**YOUR TASK**
Pull each line holding "chart" out of the entries below.

**RECORDS TO USE**
────────────────────

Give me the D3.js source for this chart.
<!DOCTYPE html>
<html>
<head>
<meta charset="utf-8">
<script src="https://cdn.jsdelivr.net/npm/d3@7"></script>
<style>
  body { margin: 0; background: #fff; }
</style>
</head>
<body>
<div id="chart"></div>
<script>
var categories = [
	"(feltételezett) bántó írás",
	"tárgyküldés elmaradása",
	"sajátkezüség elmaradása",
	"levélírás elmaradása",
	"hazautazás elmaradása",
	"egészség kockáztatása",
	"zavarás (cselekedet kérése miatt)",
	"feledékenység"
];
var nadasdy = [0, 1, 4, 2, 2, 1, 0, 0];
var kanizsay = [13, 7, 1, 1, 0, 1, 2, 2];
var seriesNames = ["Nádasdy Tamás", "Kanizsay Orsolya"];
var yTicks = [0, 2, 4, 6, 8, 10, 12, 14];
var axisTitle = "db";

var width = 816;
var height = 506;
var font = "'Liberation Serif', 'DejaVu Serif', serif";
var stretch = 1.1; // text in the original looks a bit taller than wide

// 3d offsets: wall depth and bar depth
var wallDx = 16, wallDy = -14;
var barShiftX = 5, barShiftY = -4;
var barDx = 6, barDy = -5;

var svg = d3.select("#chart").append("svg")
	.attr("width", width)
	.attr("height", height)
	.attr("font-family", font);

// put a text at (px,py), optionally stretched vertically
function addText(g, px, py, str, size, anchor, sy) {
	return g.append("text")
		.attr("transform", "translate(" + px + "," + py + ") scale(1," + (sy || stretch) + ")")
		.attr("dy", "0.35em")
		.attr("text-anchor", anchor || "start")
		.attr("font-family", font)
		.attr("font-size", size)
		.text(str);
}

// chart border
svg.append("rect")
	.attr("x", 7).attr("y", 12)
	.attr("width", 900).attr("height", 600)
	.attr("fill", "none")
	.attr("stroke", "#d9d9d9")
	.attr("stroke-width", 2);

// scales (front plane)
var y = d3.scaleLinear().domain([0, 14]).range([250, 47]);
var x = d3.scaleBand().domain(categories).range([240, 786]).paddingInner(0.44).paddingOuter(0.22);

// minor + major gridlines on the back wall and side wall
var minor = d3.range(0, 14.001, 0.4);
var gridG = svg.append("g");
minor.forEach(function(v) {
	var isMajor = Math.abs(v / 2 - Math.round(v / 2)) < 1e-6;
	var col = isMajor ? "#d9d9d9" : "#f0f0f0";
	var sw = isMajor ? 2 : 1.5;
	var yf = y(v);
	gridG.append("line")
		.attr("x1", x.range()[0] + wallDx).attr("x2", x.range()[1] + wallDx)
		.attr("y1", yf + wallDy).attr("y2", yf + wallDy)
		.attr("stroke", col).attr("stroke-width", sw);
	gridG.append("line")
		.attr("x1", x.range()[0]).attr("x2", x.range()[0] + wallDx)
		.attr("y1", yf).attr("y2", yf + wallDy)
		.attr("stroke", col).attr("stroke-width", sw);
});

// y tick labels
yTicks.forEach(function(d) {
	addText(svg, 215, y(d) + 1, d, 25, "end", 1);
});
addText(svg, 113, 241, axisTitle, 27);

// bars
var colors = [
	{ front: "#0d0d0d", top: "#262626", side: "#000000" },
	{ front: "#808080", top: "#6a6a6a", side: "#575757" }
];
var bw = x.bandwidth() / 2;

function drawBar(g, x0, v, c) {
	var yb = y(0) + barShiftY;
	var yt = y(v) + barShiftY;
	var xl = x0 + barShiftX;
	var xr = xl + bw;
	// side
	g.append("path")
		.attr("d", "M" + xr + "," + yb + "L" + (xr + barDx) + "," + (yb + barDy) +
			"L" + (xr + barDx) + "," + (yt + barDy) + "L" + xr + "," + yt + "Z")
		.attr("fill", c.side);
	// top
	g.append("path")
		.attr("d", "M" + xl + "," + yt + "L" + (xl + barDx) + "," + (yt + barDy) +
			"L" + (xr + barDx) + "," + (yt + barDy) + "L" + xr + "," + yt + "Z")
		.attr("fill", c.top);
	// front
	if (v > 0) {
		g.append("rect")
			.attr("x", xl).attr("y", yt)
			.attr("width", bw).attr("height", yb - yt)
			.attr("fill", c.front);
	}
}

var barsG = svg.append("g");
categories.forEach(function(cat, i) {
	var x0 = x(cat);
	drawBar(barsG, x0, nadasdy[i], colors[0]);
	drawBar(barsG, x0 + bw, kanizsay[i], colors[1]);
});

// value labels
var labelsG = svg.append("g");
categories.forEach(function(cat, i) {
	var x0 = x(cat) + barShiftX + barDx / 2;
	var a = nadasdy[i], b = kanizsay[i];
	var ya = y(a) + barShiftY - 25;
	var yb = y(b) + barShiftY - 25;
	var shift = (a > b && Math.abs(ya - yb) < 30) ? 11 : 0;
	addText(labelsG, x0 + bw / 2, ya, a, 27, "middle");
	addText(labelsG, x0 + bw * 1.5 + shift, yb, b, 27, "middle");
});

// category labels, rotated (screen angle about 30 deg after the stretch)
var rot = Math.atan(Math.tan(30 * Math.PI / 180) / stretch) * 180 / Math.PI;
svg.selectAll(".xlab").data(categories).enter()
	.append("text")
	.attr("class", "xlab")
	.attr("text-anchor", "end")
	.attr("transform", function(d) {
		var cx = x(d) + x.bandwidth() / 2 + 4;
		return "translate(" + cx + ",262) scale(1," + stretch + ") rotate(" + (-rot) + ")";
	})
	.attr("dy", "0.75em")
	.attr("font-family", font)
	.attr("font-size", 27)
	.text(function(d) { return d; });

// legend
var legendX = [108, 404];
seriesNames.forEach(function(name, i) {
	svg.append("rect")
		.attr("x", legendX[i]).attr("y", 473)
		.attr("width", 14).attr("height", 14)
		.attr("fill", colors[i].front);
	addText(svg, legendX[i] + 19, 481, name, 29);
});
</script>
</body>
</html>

────────────────────

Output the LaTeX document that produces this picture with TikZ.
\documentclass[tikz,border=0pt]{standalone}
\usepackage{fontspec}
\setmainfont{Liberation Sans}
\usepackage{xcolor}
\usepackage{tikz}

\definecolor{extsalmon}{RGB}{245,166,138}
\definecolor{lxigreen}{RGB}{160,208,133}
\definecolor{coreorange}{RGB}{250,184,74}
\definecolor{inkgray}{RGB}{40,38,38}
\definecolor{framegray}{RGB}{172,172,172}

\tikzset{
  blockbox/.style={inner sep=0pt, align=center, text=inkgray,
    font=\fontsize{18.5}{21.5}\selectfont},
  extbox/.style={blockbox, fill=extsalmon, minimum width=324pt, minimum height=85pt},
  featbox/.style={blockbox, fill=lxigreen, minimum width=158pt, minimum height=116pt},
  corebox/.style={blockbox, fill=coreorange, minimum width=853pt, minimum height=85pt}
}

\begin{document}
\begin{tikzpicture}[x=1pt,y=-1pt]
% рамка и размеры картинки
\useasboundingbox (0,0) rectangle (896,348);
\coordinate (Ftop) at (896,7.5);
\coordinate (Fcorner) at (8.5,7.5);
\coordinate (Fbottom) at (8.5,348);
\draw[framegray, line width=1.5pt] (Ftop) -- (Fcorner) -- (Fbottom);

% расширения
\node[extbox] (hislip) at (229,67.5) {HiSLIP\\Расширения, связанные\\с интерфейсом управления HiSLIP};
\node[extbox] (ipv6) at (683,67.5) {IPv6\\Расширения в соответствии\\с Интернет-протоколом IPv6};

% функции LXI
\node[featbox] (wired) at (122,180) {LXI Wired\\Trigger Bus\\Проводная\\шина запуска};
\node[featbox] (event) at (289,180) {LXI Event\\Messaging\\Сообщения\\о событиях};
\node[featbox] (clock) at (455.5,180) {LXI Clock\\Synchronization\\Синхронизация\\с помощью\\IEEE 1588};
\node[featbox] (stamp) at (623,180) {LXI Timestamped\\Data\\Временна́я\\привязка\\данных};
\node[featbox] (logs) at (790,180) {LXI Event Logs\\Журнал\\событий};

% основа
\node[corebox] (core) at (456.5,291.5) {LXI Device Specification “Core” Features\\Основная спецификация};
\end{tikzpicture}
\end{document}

────────────────────

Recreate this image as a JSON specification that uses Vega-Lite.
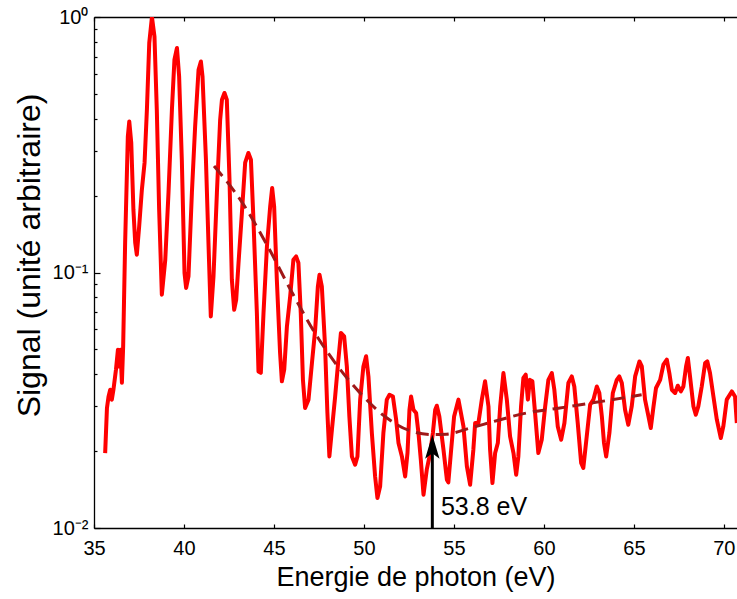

────────────────────

**TASK OUTPUT**
Give me the D3.js source for this chart.
<div id="chart"></div>
var svg = d3.select("#chart").append("svg")
// chart border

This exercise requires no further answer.